McKenna: That was a goal of mine. I’m a podcast fan and I’m a fan of those comedic forces. I wanted to be on them. Not making a vision board but I was like “I’d like to be on these podcasts.” I’d been on Comedy Bang! Bang! the show and been like “Okay, I’m starting to have Scott Aukerman be aware of me; this is cool.” When I finally got the opportunity to do them, it was truly a dream come true. These were podcasts that I’d listen to for years and loved. I got to do improv4humans at San Francisco Sketchfest, which was so fun. I’m doing Comedy Bang! Bang! at SXSW. That was the first reason why I’m coming out there so I’m thrilled. And hopefully more to come. It’s funny because I’ve been a fan of Comedy Bang! Bang! and I know people who have multiple characters and recurring ones. It’d be funny to figure out what that balance is. Do I do new ones or do I bring one of them back? That’s the part I never thought about before. Scott’s like “Yeah, whatever you want to do.” He’s very open.
That’s the funny angle of it where I’m like “Is there a timing where this normally happens?” I don’t know. I should go back and chart what [Lauren] Lapkus did [laughs]. Like “”How often did you bring back Traci Reardon versus other new characters?” That’s a funny little mental gymnastics. It’s fun to see new characters but recurring, going deeper, and making these characters weirder and weirder is also fun. 2016 in the podcast world was a total dream for me. I had such a blast being on the shows I loved for years. What more could you ask for?
Would you ever want your own podcast? I can kind of see a resurgence of Lauren Lapkus in you when she was first appearing on all these different podcasts.

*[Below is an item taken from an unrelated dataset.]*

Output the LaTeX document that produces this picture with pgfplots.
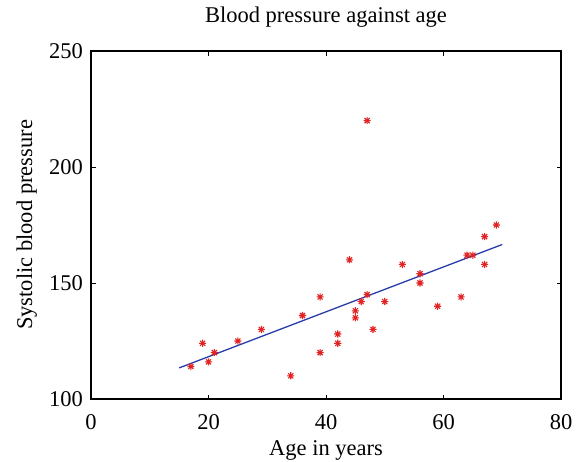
\documentclass[border=0pt]{standalone}
\usepackage{fontspec}
\setmainfont{Liberation Serif}
\usepackage{pgfplots}
\pgfplotsset{compat=1.18}
\definecolor{ptred}{RGB}{225,35,35}
\definecolor{lnblue}{RGB}{40,60,170}
\pgfdeclareplotmark{star8}{%
  \pgfpathmoveto{\pgfqpoint{-\pgfplotmarksize}{0pt}}\pgfpathlineto{\pgfqpoint{\pgfplotmarksize}{0pt}}%
  \pgfpathmoveto{\pgfqpoint{0pt}{-\pgfplotmarksize}}\pgfpathlineto{\pgfqpoint{0pt}{\pgfplotmarksize}}%
  \pgfpathmoveto{\pgfqpoint{-0.707\pgfplotmarksize}{-0.707\pgfplotmarksize}}\pgfpathlineto{\pgfqpoint{0.707\pgfplotmarksize}{0.707\pgfplotmarksize}}%
  \pgfpathmoveto{\pgfqpoint{-0.707\pgfplotmarksize}{0.707\pgfplotmarksize}}\pgfpathlineto{\pgfqpoint{0.707\pgfplotmarksize}{-0.707\pgfplotmarksize}}%
  \pgfusepathqstroke}
\begin{document}
\fontsize{22.5}{27}\selectfont
\begin{tikzpicture}
\begin{axis}[
  scale only axis,
  width=470pt, height=348pt,
  xmin=0, xmax=80, ymin=100, ymax=250,
  xtick={0,20,40,60,80}, ytick={100,150,200,250},
  xticklabels={0,20,40,60,80}, yticklabels={100,150,200,250},
  tick align=inside,
  major tick length=4.5pt,
  every tick/.style={black, line width=0.9pt},
  axis line style={line width=1.1pt},
  xticklabel style={anchor=base, yshift=-30pt},
  yticklabel style={anchor=east, inner sep=0pt, xshift=-8pt},
  title={Blood pressure against age},
  title style={at={(axis description cs:0.5,1.066)}, anchor=base},
  xlabel={Age in years},
  xlabel style={at={(axis description cs:0.5,-0.161)}, anchor=base},
  ylabel={Systolic blood pressure},
  ylabel style={at={(axis description cs:-0.1255,0.5)}, anchor=base, rotate=0},
  clip=false,
]
\addplot[only marks, mark=star8, mark size=3.6pt, color=ptred, line width=1.1pt]
coordinates {
(17,114)(19,124)(20,116)(21,120)(25,125)(29,130)(34,110)(36,136)
(39,144)(39,120)(42,128)(42,124)(44,160)(45,138)(45,135)(46,142)
(47,145)(47,220)(48,130)(50,142)(53,158)(56,154)(56,150)(59,140)
(63,144)(64,162)(65,162)(67,170)(67,158)(69,175)
};
\addplot[lnblue, line width=1.3pt] coordinates {(15,113.4)(70,166.6)};
\path (rel axis cs:0,0) ++(-91pt,-62pt) coordinate (bl);
\path (rel axis cs:1,1) ++(24pt,51pt) coordinate (tr);
\end{axis}
\pgfresetboundingbox
\useasboundingbox (bl) rectangle (tr);
\end{tikzpicture}
\end{document}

McKenna: Thanks. She’s a great, hilarious lady to be compared to. I would love to! I think people have been pretty great and cool over at Earwolf. We’ll see. It’s a great playground over there. I would definitely love to. We’ll see I guess. At this point, it’s a little not in my full control unless I went and just did it. I guess anybody can make a podcast in their garage as people have proven [laughs]. That would also be a route. But I’m kind of enjoying getting to know everyone at Earwolf, getting out there that way. We’ll see. It’s definitely something I would want to do given the right idea and the right time for it to fit in. It is such a fun medium; I’m very happy to be a part of it. It’s just such a free playground. It’s a blast!